The details of the Public Capital Programme have yet to be announced as well. The headline figures in the Estimates show that capital spending in 2006 is due to increase by 4 per cent on 2005, short of the 5 per cent Government target.

With the Estimates showing a relatively modest spending increase, Mr Cowen has scope to announce some unexpected extra injection of capital spending on budget day. The Government was deeply disappointed at the sceptical media and public response to its glossy Transport 21 plans a few weeks ago. Some extra allocation to a transport project or two on Budget Day can't be ruled out as the Government seeks to convince the public that its plan is real.

For this is the Government's second last estimates and budget cycle before it must face the electorate again. In the Estimates there is evidence of a Government carefully addressing the issues on which it is perceived to be weak in an attempt to neutralise them.

Mr Cowen's speech yesterday had a specific section on Value For Money in which he expressed his determination "that every Euro of the taxpayers' money must be well spent". And in another nod at the controversy over high prices and consumer protection, he announced €3 million to set up the National Consumer Agency and €¾ million for the Competition Authority, specifically to allow it increase its number of investigations.

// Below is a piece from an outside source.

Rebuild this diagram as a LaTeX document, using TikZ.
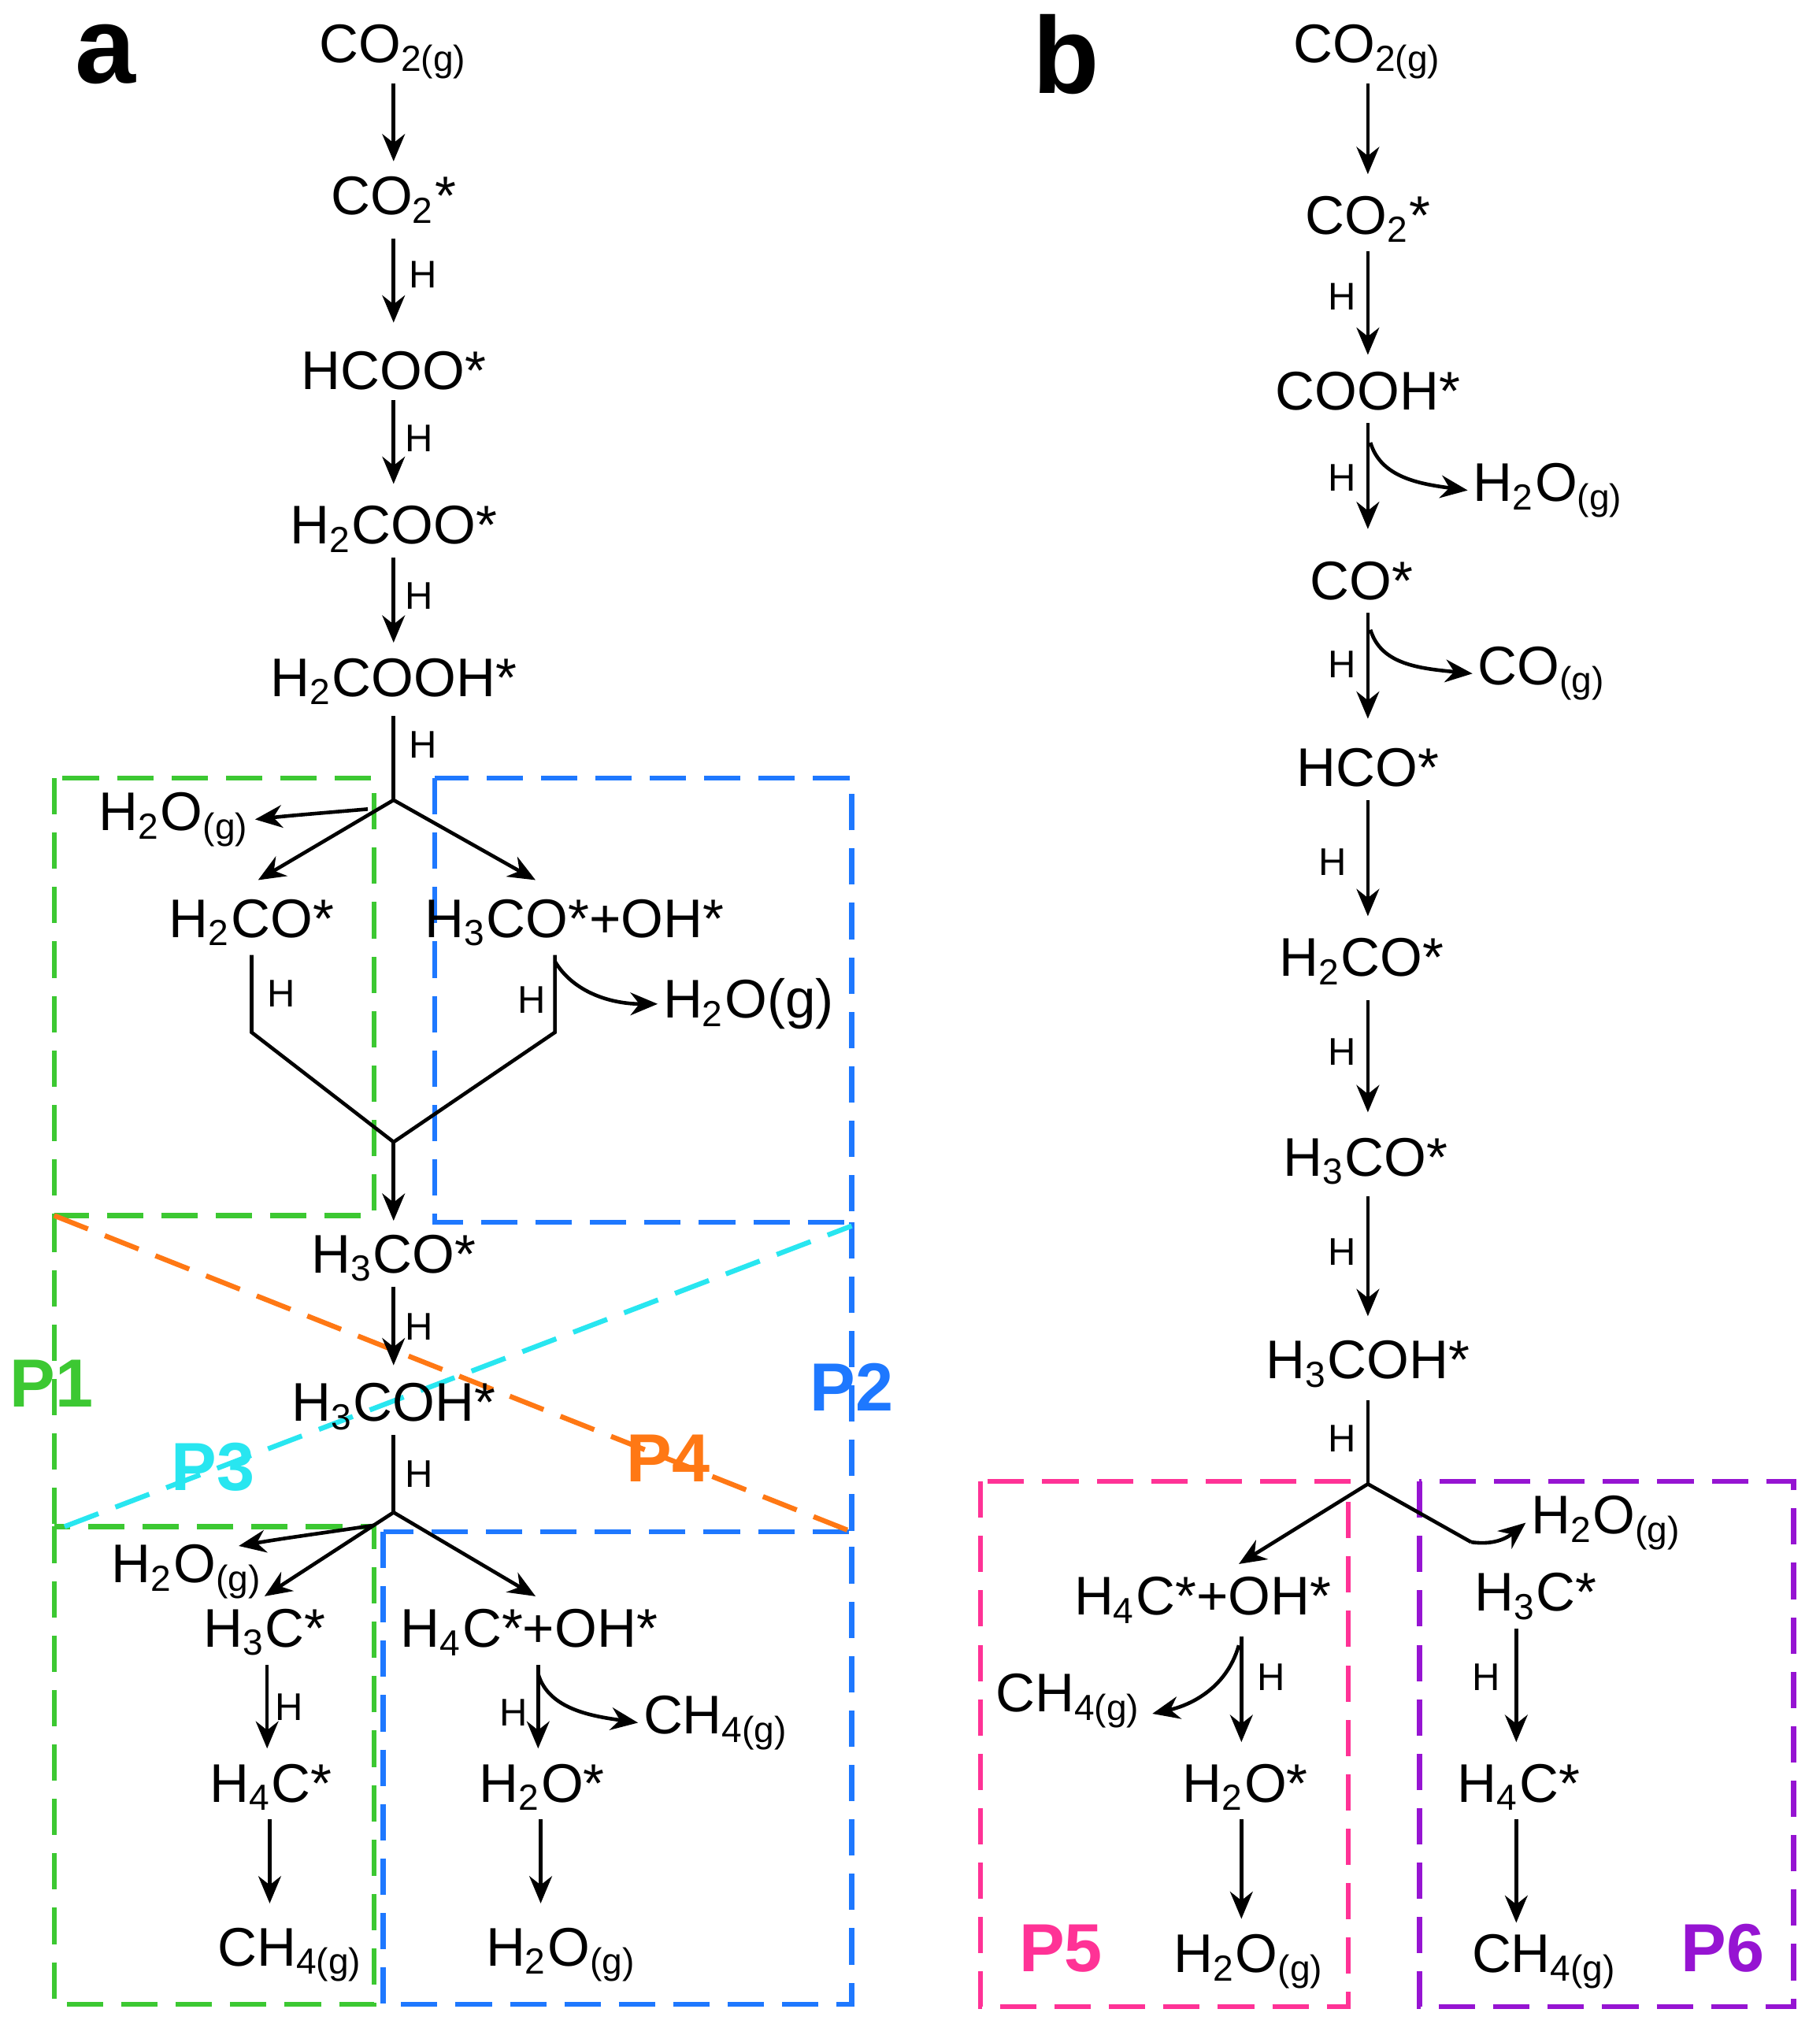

There are other bits and pieces of interest. In his speech Mr Cowen finally made explicit the fact that the Government would not fulfil Fianna Fáil's 2002 election promise to provide 2,000 extra gardaí. The target date for this is now 2008, after the next general election. The Estimates yesterday also confirmed reports that the charge for attending an accident and emergency unit will now increase from €55 to €60.

But in general there were no surprises. Mr Cowen went through the Government's economic triumphs, rehearsing again the account of economic history in which nothing happened before Fianna Fáil and the PDs came to office in 1997. Even the graphs of unemployment, growth and other indicators prepared by the Department of Finance to back up the Minister's thesis had 1997 as year one.

The dullness of yesterday's event is in part a product of the consistent economic success of recent years. Of course the ritual annual Estimates press conference was always more interesting in times of recession. Cuts would be announced, there would be shock and anger. It was dreadful, but not dull.

Times are good now, but this Government, like the Rainbow Coalition before it, is now finding that economic success does not automatically bring widespread voter support.

The replacement of Charlie McCreevy with Brian Cowen as Minister for Finance was the central move in last year's Cabinet reshuffle.

That reshuffle was designed to turn around the Government's poor poll figures and propel them to a third consecutive term in office. Come December 7th, Brian Cowen has to somehow produce an interesting and surprising Budget that will help bring that about.